» **INPUT FOR THIS TASK**

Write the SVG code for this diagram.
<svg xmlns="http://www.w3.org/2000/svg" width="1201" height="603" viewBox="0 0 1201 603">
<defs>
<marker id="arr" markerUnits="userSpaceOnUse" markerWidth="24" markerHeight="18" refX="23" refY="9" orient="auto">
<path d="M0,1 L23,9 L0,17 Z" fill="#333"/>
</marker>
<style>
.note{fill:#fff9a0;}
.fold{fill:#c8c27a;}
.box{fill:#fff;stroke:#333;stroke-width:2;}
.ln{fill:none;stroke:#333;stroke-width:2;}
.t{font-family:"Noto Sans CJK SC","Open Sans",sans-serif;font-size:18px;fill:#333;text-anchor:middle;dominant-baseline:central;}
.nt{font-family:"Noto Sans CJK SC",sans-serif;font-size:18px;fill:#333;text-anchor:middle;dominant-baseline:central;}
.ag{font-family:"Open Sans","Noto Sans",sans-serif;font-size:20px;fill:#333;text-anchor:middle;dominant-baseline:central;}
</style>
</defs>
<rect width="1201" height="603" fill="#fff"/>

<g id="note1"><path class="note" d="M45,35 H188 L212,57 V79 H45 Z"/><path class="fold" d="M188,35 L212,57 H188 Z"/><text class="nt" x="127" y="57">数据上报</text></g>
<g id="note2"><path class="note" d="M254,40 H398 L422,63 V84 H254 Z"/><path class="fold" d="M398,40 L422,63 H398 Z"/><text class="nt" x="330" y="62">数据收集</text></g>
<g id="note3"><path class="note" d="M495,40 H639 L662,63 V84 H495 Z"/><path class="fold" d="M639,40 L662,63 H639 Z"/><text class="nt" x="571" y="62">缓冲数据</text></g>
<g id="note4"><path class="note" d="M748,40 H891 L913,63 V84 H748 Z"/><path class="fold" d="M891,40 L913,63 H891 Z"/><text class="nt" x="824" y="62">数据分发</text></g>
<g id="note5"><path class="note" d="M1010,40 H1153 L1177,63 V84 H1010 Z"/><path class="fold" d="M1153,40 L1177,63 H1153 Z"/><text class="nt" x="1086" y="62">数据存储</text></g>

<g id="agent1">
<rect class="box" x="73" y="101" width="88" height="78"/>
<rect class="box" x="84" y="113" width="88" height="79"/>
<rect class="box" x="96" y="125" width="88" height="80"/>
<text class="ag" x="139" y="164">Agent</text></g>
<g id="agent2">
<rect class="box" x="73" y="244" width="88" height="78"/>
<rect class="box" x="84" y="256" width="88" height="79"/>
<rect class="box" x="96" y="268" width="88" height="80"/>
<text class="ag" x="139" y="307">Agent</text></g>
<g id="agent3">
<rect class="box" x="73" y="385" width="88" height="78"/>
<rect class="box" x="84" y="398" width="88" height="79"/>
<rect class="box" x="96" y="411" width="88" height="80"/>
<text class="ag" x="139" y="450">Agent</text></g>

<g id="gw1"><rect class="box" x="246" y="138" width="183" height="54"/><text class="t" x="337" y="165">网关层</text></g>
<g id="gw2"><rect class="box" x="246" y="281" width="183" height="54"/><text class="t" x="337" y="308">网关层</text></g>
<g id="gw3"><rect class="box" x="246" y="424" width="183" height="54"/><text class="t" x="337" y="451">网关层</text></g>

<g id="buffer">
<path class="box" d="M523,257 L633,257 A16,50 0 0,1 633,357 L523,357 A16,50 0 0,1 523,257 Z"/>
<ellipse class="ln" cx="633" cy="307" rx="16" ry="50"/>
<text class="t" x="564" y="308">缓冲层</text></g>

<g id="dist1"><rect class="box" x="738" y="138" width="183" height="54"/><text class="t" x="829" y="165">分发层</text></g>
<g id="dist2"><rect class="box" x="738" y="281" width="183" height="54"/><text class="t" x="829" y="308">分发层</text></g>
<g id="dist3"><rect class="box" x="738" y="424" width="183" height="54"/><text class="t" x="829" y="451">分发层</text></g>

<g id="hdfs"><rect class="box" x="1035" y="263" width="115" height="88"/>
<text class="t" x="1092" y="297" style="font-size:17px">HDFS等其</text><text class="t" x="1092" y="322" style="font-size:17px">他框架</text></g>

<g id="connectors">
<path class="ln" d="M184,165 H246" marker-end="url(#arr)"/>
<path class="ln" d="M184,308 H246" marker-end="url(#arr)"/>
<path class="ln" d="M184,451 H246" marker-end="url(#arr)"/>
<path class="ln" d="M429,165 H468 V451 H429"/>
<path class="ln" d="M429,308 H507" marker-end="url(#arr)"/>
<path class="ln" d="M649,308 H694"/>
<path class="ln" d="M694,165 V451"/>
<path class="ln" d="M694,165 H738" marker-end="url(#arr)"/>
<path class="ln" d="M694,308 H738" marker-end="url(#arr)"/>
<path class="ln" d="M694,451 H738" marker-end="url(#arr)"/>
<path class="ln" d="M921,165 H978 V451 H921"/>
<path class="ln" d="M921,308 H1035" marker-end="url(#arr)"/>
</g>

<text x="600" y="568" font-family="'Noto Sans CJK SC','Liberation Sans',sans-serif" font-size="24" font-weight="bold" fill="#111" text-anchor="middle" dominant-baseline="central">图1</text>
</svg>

--

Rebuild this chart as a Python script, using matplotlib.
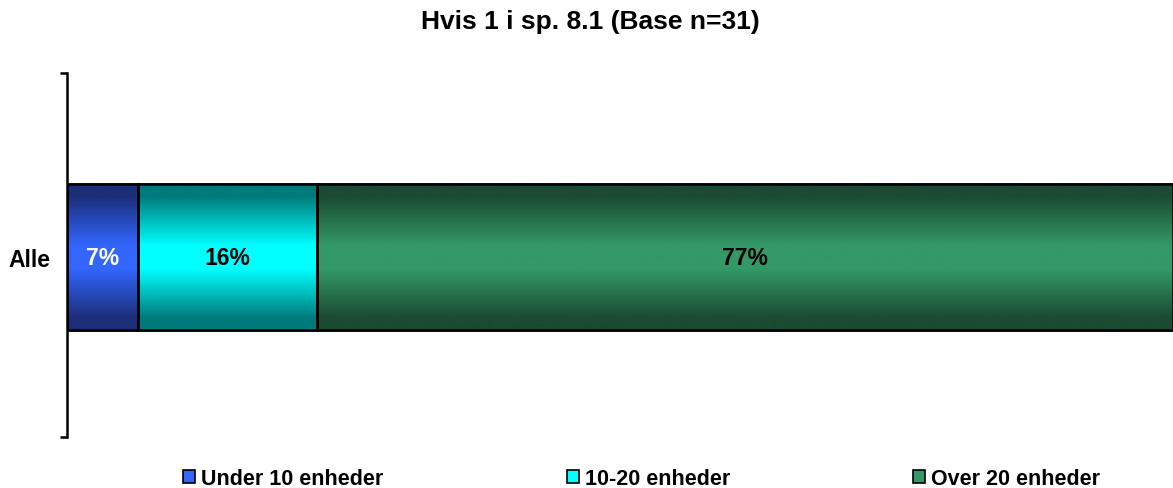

--

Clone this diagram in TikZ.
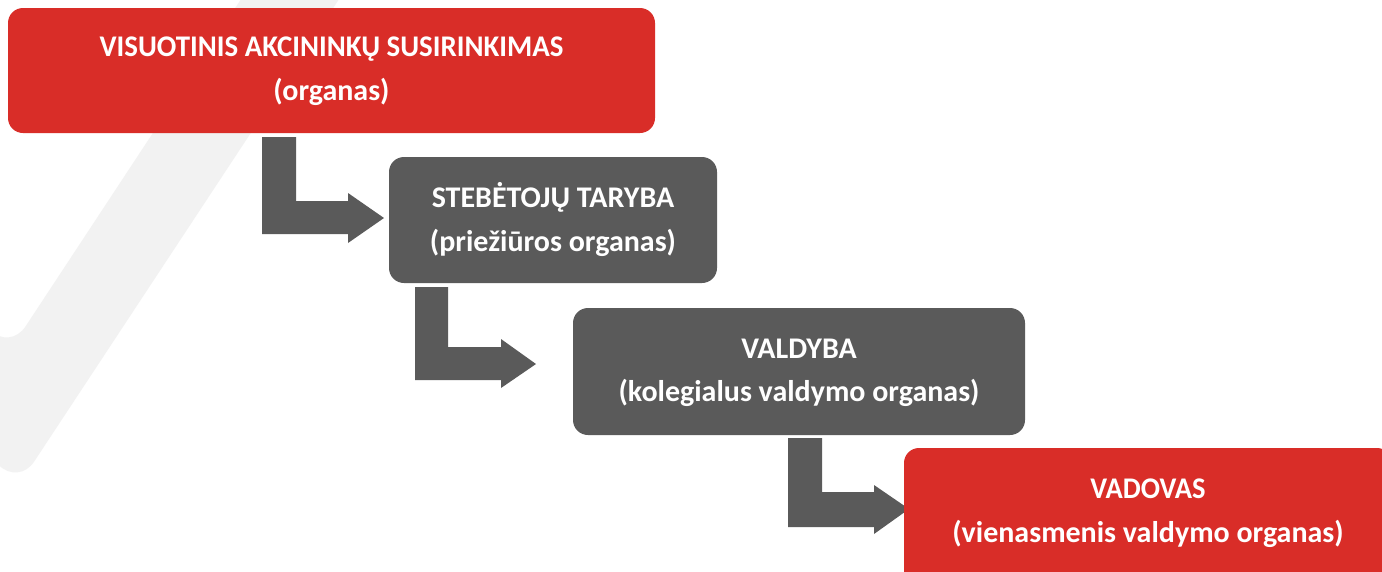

» **PROMPT**
Identify and copy lines that hold the string "diagram".

» **RESPONSE BELOW**
Write the SVG code for this diagram.
Clone this diagram in TikZ.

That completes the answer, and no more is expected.